“Veni, vidi, vici e me ne andai”: Giulio Cesare in versione Gorilla, è questo l’André Greipel che trionfa per la terza volta in questo Giro sul traguardo di Bibione – battendo con irrisoria facilità Caleb Ewan e Giacomo Nizzolo – e poi corre in albergo a fare le valigie. Auf Wiedersehen, grazie di tutto ma il tedescone deve prepararsi per il Tour. Non può andarci con le pile scariche e le gambe intossicate dalle fatiche per scalare le Alpi. Come una guest star, il Gorilla, questo è il nickname di Greipel, recita fino in fondo la sua parte: eccolo sul palco a sprizzare gioia festeggiando la tripletta, sesta sua vittoria in carriera nel Giro.
Riceve dalle miss un doppio bacio come vincitore di tappa e come maglia rossa di leader della classifica a punti. Ma detesta l’aria delle Dolomiti e il gigante di Rostock, allergico come tutti i grandi velocisti alle pendenze, non se la sente più di sudare nelle retrovie del gruppo, come un Malabrocca qualunque. Dice ciao alla carovana, lasciando a Nizzolo la maglia rossa che probabilmente avrebbe potuto portare fino a Torino visto il vantaggio di punti accumulato.
Un ritiro di cui già si parlava ad Asolo, confermato ieri mattina prima ancora di partire da Noale per la tappa più pianeggiante del Giro, ideale palcoscenico in cui il tedesco ha potuto esibire per l’ultima volta il suo know-how: potenza assoluta e abilità innata nel trovare le traiettorie giuste per piazzare il suo micidiale sprint. Uno spettacolo e subito dopo un addio che lascia l’amaro in bocca a chi ama il ciclismo di un tempo, quando per tutti finire il Giro era un onore prima ancora di un obbligo. Ma erano altri tempi: oggi è sempre più un ciclismo di specializzati.

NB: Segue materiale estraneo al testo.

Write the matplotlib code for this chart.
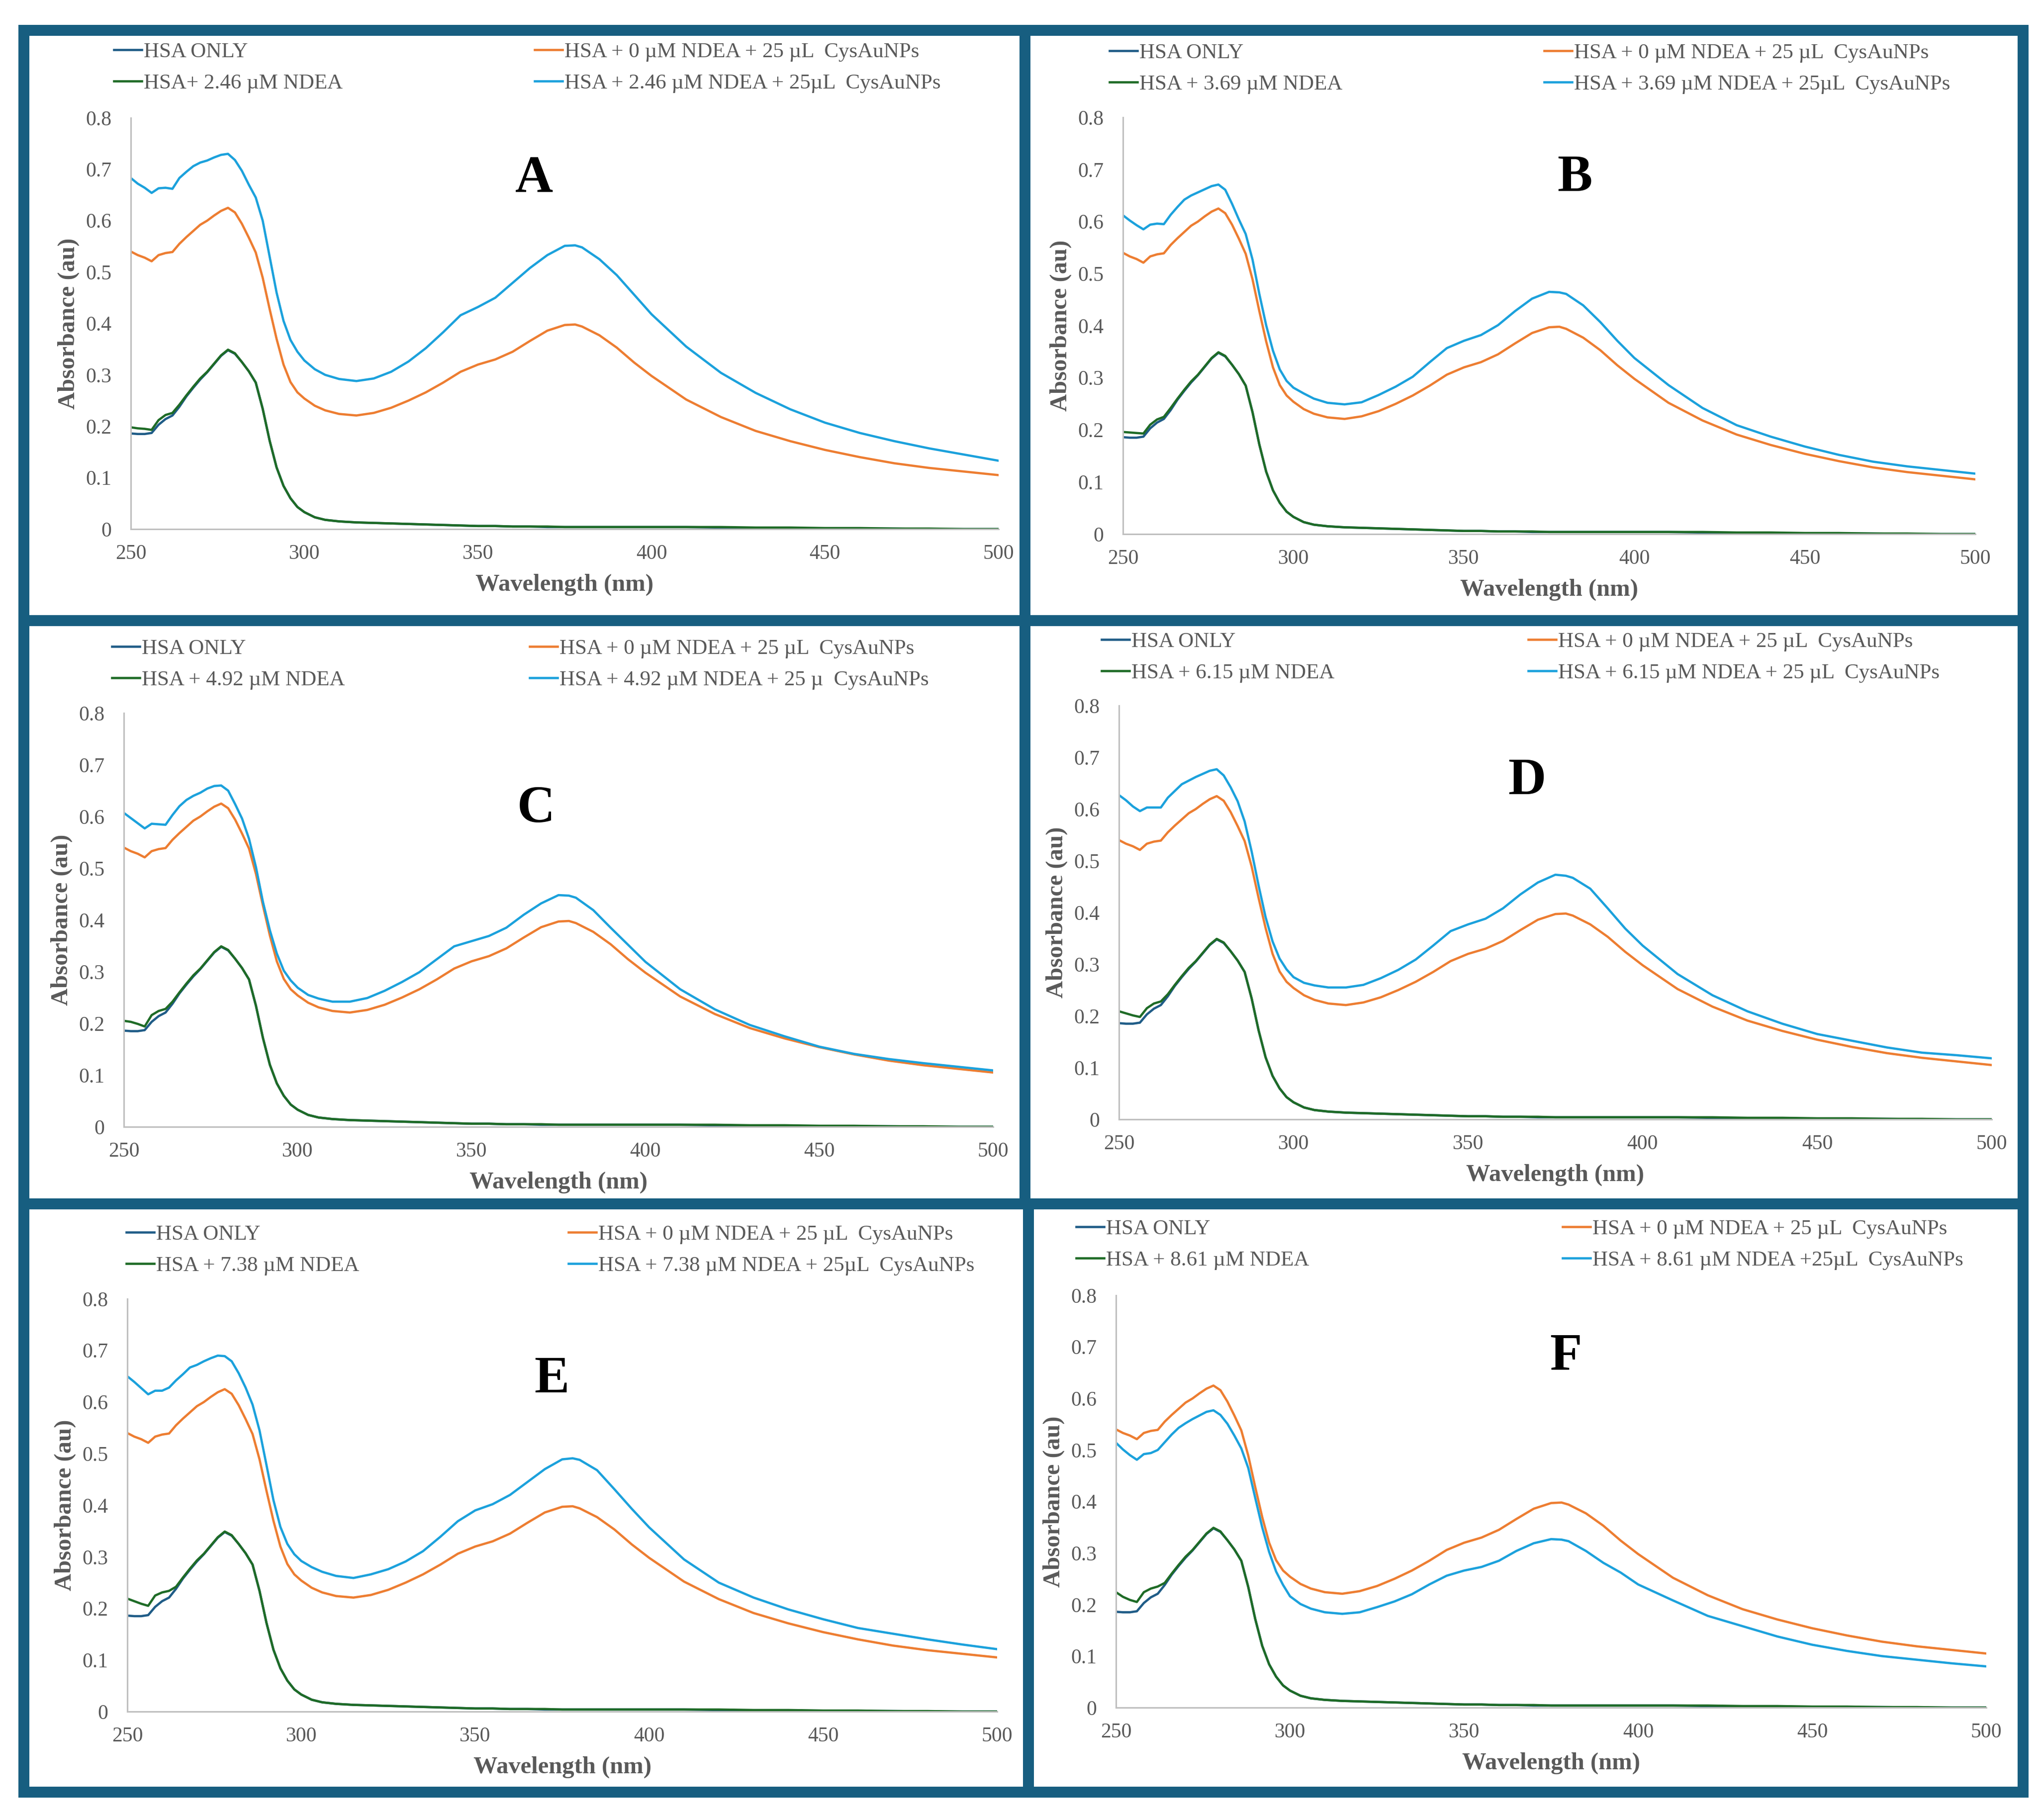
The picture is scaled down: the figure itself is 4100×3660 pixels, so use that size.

C’è il ciclista nato per la Roubaix e il Fiandre (è il caso di Tom Boonem che ha costruito la sua gloria sul pavé e sui muri del Nord); c’è l’atleta che corre per vincerlo solo il Tour (un nome su tutti, Chris Froome per non citare lo squalificato Lance Armstrong); c’è l’uomo quasi imbattibile a cronometro (ad esempio Tony Martin). Kittel e Greipel sono due fuoriclasse delle volate. Altro non sanno fare. Gesto riprovevole senz’altro ma il loro ritiro senza una ragione valida non sorprende più. E’ quasi scontato. Fare il Giro per allenarsi in vista del Tour o del mondiale in Qatar non è un reato.
Tanto più che da oggi si comincia ad affrontare le montagne vere. Greipel e Kittel sarebbero state pallide comparse arrancanti sui tornanti delle Dolomiti. Adesso che il gioco si fa duro, largo ai duri. Nibali e Valverde non possono più nascondersi. Per Jungels sempre in maglia rosa e gli outsider che ancora affollano la top ten della classifica ieri immutata (da Amador a Zakarin e Krujiswjick) sono arrivati i giorni della verità. Il Giro pregusta tappe di fuoco, ideali per dimenticare subito l’antipatico gesto di un Gorilla tedesco.